[Begin]
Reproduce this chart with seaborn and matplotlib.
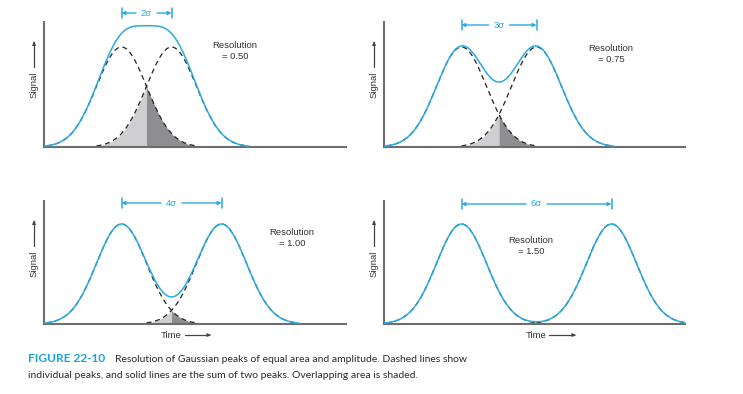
import numpy as np
import pandas as pd
import seaborn as sns
import matplotlib.pyplot as plt

# Gaussian peaks of equal area and amplitude (units of sigma)
separations = [2, 3, 4, 6]
sep_labels = ['2σ', '3σ', '4σ', '6σ']
resolutions = ['0.50', '0.75', '1.00', '1.50']
first_peak = 3.1
show_time = [False, False, True, True]

BLUE = '#29aae1'
AX_GRAY = '#6e6e6e'
LIGHT = '#cfcfd1'
DARK = '#8e8e92'
W, H = 743, 394

sns.set_theme(style='white')
plt.rcParams['font.family'] = ['Liberation Sans', 'DejaVu Sans']

fig = plt.figure(figsize=(W / 100, H / 100), dpi=100)

# panel boxes in pixels: left, right, top, baseline
boxes = [(44, 346, 22, 147), (384, 685, 22, 147),
         (44, 346, 201, 324), (384, 685, 201, 324)]
res_pos = [(7.64, 1.06), (9.08, 1.03), (9.92, 0.96), (5.88, 0.88)]
bracket_y = [1.34, 1.22, 1.21, 1.20]


def gauss(x, mu):
    return np.exp(-0.5 * (x - mu) ** 2)


for i, (sep, lab, res) in enumerate(zip(separations, sep_labels, resolutions)):
    l, r, t, b = boxes[i]
    ax = fig.add_axes([l / W, 1 - b / H, (r - l) / W, (b - t) / H])
    xmax = (r - l) / 25
    ax.set_xlim(0, xmax)
    ax.set_ylim(0, (b - t) / 100)

    mu1, mu2 = first_peak, first_peak + sep
    x = np.linspace(mu1 - 3.1, min(mu2 + 3.1, xmax), 600)
    df = pd.DataFrame({'Time': x, 'Signal': gauss(x, mu1) + gauss(x, mu2)})

    # overlap shading
    lo, hi = mu2 - 3, mu1 + 3
    if hi > lo:
        mid = (mu1 + mu2) / 2
        xl = np.linspace(lo, mid, 200)
        xr = np.linspace(mid, hi, 200)
        ax.fill_between(xl, 0, gauss(xl, mu2), color=LIGHT, lw=0, zorder=1)
        ax.fill_between(xr, 0, gauss(xr, mu1), color=DARK, lw=0, zorder=1)

    # individual peaks
    for mu in (mu1, mu2):
        xd = np.linspace(mu - 3, mu + 3, 300)
        sns.lineplot(x=xd, y=gauss(xd, mu), ax=ax, color='#222222',
                     linewidth=0.9, linestyle=(0, (4, 3)), zorder=2)

    sns.lineplot(data=df, x='Time', y='Signal', ax=ax, color=BLUE,
                 linewidth=1.1, zorder=3)

    for s in ['top', 'right']:
        ax.spines[s].set_visible(False)
    for s in ['left', 'bottom']:
        ax.spines[s].set_color(AX_GRAY)
        ax.spines[s].set_linewidth(1.5)
    ax.set_xticks([])
    ax.set_yticks([])
    ax.set_xlabel('')
    ax.set_ylabel('')

    ax.text(res_pos[i][0], res_pos[i][1], f'Resolution\n= {res}', ha='center',
            va='top', fontsize=6.8, color='#333333', linespacing=1.3)

    # separation bracket
    by = bracket_y[i]
    gap = 0.42
    for xe in (mu1, mu2):
        ax.plot([xe, xe], [by - 0.05, by + 0.05], color=BLUE, lw=1.1, clip_on=False)
    mid = (mu1 + mu2) / 2
    arrow = dict(arrowstyle='-|>', color=BLUE, lw=1.0, mutation_scale=5,
                 shrinkA=0, shrinkB=0)
    ax.annotate('', xy=(mu1, by), xytext=(mid - gap, by), arrowprops=arrow,
                annotation_clip=False)
    ax.annotate('', xy=(mu2, by), xytext=(mid + gap, by), arrowprops=arrow,
                annotation_clip=False)
    ax.text(mid, by, lab, ha='center', va='center', fontsize=6.8, color=BLUE,
            clip_on=False)

    # Signal label with arrow
    sx = (l - 10) / W
    fig.text(sx, 1 - (t + 63) / H, 'Signal', rotation=90, ha='center',
             va='center', fontsize=6.8, color='#333333')
    fig.add_artist(plt.Line2D([sx, sx], [1 - (t + 45) / H, 1 - (t + 20) / H],
                              color='#444444', lw=0.9))
    fig.add_artist(plt.Polygon([[sx - 2 / W, 1 - (t + 24) / H],
                                [sx + 2 / W, 1 - (t + 24) / H],
                                [sx, 1 - (t + 19) / H]], color='#444444', lw=0))

    if show_time[i]:
        tx = (l + (mid * 25)) / W
        fig.text(tx, 1 - 335 / H, 'Time', ha='center', va='center',
                 fontsize=6.8, color='#333333')
        x0, x1 = tx + 13 / W, tx + 40 / W
        fig.add_artist(plt.Line2D([x0, x1 - 3 / W], [1 - 335 / H] * 2,
                                  color='#444444', lw=0.9))
        fig.add_artist(plt.Polygon([[x1 - 5 / W, 1 - 333 / H],
                                    [x1 - 5 / W, 1 - 337 / H],
                                    [x1, 1 - 335 / H]], color='#444444', lw=0))

# caption
cap_font = ['Lato', 'DejaVu Sans']
fig.text(28 / W, 1 - 362 / H, 'FIGURE 22-10', fontsize=8.6, fontweight='bold',
         color='#1aa3e0', va='baseline', family=cap_font)
fig.text(115 / W, 1 - 362 / H,
         'Resolution of Gaussian peaks of equal area and amplitude. Dashed lines show',
         fontsize=7.45, color='#2a2a2a', va='baseline', family=cap_font)
fig.text(28 / W, 1 - 378 / H,
         'individual peaks, and solid lines are the sum of two peaks. Overlapping area is shaded.',
         fontsize=7.45, color='#2a2a2a', va='baseline', family=cap_font)

fig.savefig('out.png', dpi=100)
[End]
Goal of the exercise: Write out nothing but the lines from the start of the data through the line with "import matplotlib.pyplot as plt". Leave out the pictures.

Reply to the task:
Reproduce this chart with seaborn and matplotlib.
import numpy as np
import pandas as pd
import seaborn as sns
import matplotlib.pyplot as plt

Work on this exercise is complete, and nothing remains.